36年中の機械輸入の内容をみると前年に引き続いて、工作機械及び金属加工機械、事務用機器などが前年の2倍に大きく増えているが、その中で特に増加率の高いのは、金属工作機械では自動旋盤、研磨盤、歯切盤、横中ぐり盤など、また事務用機器ではディジタル型電子計算機と簿記会計機などで、設備投資の中心になる高性能機械が輸入されている。けれども36年は同時に普通旋盤、フライ盤、小型ボール盤など汎用的な機種の輸入が増え、またポンプ、木工機械、クレーン、電動機といったものも前年の減少傾向とは逆に増大しているのである。機械受注統計によると、国内機械メーカーの納期は年初来非常に長くなっており、そのために国産で充分間に合う汎用的な機種までも海外に発注する場合が増えたものと考えられる。
木材及び飼料の輸入増加
36年度中の木材輸入は74%、127百万ドルも増え、輸入増加の総額に対する寄与率も9.5%と高いものであった。これは国内需要の急増に供給が追い着けなかったためであるが、36年の木造建築着工面積(建設省調査)が前年の10%しか増加していないことからみて、土木建築関係での需要増加が大きく影響していると思われる。輸入増加の中心は米材であるが、従来は高級材しか輸入されなかったものが国内価格の高騰から並材までが大量に輸入されるようになった。畜産飼料の輸入も国産濃厚飼料の供給が不充分なため昨年度に引き続いて大幅に増えている。木材や飼料は年々需要が増えているが国内の供給力に限界があるため、将来も輸入は増加をみせよう。

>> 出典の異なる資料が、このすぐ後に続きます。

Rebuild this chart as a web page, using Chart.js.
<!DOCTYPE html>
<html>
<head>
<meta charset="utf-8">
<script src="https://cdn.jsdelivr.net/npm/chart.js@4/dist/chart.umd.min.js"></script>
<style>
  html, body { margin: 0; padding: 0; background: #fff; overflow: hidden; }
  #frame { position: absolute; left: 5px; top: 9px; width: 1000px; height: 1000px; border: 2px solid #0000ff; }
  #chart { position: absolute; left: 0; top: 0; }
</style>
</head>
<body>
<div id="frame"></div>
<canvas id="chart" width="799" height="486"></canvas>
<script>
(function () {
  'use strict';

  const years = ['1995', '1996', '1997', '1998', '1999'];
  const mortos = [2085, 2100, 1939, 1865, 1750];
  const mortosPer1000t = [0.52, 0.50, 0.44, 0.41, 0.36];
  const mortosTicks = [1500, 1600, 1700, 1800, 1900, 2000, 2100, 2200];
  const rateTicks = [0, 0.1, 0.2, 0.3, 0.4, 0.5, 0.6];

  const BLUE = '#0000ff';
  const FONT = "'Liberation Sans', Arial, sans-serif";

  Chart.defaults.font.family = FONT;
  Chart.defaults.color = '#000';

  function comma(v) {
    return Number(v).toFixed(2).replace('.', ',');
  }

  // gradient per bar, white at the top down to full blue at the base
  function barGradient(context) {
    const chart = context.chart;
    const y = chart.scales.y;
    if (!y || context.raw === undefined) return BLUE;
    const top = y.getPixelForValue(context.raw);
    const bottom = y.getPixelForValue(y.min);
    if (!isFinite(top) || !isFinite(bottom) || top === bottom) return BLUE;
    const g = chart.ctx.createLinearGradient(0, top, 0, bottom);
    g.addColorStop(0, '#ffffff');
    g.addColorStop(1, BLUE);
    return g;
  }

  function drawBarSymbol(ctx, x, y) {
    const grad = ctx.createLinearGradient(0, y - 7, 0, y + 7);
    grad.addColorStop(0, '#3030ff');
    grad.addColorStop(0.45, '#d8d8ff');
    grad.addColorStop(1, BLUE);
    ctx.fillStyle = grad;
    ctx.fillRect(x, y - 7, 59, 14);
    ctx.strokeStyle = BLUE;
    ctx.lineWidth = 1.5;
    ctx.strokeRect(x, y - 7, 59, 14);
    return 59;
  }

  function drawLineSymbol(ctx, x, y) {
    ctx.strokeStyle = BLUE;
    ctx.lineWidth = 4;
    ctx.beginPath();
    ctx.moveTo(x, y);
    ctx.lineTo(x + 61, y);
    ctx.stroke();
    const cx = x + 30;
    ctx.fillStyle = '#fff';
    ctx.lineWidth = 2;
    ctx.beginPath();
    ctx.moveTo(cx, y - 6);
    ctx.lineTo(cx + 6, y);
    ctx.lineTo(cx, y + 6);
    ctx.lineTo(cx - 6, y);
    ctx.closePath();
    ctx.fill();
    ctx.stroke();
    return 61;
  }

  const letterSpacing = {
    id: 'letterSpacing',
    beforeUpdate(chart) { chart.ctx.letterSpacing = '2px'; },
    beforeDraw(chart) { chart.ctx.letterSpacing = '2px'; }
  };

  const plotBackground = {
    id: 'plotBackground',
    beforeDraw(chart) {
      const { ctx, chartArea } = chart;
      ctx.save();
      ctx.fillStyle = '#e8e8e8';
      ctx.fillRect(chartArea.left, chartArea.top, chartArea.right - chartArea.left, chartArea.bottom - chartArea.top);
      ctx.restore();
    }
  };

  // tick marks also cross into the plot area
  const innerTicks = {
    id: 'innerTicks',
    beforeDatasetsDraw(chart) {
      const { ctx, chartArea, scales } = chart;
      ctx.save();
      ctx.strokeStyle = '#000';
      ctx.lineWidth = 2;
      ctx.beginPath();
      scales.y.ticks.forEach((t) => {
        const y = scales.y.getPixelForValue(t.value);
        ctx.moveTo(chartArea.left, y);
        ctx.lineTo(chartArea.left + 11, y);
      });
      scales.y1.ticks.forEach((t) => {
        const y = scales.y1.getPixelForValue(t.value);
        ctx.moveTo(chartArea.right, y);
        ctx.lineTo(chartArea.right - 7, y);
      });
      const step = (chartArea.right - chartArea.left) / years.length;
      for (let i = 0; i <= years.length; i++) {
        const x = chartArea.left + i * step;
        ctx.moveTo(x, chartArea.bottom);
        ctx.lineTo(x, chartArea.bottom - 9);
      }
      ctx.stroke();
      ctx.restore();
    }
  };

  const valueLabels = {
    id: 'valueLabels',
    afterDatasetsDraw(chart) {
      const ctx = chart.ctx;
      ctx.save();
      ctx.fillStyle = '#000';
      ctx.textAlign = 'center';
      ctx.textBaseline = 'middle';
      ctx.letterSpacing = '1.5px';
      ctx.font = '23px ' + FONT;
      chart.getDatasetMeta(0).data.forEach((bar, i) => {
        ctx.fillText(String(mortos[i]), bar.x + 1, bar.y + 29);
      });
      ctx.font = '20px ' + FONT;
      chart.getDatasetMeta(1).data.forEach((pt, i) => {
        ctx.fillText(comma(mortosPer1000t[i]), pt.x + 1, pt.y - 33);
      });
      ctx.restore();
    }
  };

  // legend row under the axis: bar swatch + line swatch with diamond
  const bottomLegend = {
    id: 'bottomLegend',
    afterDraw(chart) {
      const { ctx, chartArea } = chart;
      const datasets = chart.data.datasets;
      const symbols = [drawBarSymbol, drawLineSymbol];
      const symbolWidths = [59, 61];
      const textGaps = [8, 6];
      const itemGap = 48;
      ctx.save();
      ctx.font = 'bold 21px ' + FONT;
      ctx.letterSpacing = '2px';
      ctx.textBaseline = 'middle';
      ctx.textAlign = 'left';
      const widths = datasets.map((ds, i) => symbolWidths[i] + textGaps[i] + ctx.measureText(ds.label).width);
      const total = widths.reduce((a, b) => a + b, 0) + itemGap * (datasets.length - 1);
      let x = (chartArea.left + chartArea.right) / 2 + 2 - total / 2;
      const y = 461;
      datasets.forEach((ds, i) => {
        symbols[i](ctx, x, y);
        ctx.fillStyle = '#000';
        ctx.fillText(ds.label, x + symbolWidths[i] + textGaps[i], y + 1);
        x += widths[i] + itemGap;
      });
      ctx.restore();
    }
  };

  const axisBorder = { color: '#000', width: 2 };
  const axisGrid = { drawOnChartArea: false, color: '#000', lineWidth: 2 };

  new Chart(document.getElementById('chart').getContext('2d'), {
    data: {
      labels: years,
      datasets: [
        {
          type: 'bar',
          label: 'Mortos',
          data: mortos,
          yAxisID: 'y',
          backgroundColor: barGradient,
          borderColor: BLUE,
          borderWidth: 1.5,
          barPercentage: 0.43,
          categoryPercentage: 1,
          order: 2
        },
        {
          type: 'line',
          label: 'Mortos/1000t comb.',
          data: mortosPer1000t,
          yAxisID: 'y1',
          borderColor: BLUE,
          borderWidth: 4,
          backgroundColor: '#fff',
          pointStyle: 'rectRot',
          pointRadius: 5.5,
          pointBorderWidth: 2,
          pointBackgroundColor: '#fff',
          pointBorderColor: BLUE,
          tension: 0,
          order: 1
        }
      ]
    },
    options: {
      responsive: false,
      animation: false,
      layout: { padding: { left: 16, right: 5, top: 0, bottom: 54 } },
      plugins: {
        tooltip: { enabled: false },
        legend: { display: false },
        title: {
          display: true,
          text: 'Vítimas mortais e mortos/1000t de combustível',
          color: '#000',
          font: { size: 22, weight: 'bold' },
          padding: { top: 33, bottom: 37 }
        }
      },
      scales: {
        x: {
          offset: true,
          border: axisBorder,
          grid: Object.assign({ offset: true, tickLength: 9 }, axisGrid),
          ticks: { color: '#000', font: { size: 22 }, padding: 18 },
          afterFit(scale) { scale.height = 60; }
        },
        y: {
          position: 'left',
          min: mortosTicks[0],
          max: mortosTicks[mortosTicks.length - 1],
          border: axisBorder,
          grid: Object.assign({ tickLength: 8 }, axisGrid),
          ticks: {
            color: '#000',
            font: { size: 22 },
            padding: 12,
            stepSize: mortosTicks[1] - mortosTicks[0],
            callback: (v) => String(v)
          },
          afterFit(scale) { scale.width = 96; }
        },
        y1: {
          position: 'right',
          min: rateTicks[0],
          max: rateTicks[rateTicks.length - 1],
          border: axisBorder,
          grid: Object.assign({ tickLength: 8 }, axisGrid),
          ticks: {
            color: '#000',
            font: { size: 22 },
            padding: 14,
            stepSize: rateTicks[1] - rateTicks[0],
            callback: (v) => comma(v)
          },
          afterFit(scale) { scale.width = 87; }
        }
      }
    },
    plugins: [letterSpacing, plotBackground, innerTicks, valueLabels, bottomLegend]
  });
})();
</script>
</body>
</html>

ただし36年度中のような木材輸入の急増は一時的なものであり、37年に入ってからの木材輸入水準は高いながらも安定した推移を示している。
本格化した自由化と消費財の輸入
36年度に入ってから自由化はいよいよそのテンポを増し、自由化率は35年末の44%から、4月62%、7月65%、10月68%と上昇し、37年4月からはほぼ計画通り73%へと高められた。
また同時に懸案のネガティヴ・リストへの移行も実施されたのである。
34年以来第1回から第7回までの輸入公表による自由化品目のうち、主要な原材料を除いたものの輸入推移をたどると、第1─8図の通りで、従来は自由化した商品の輸入が自由化と同時に、個々の品目は別として、全体として急激に増えるという現象はみられなかった。けれども36年下期に自由化したものは非常に大きな輸入の増大をみせている。輸入の急増期に当たったために増えたのだという要因もあろうが、やはり自由化の影響は無視できない。従来の自由化品目の動きと比較して、36年にはいよいよ自由化が本格化しはじめたのだといってよいであろう。なおAFA品目の輸入増加は非常に大きいが、これは輸入需要の強いものが、まだかなりAFA品目として残されている事を示す。
37年4月の自由化で農産物と繊維製品、及び電気冷蔵庫、テレビなど耐久消費財の一部を除いて、消費財についてはほぼ自由化が一巡したといわれるが、これまでに自由化された消費財の輸入増加はどの程度のものであったろうか。 第1-9図 をみるとわかるように、従来は消費財も自由化されたからといって急激に増えるようなことはなかった。しかし36年の下期には消費財全体の輸入がそれほど増えなかったにもかかわらず、自由化された消費財はAA制、AFA制とも増加傾向を強めている。従って消費財の輸入に対しても自由化はその効果を現しはじめたとみてよい。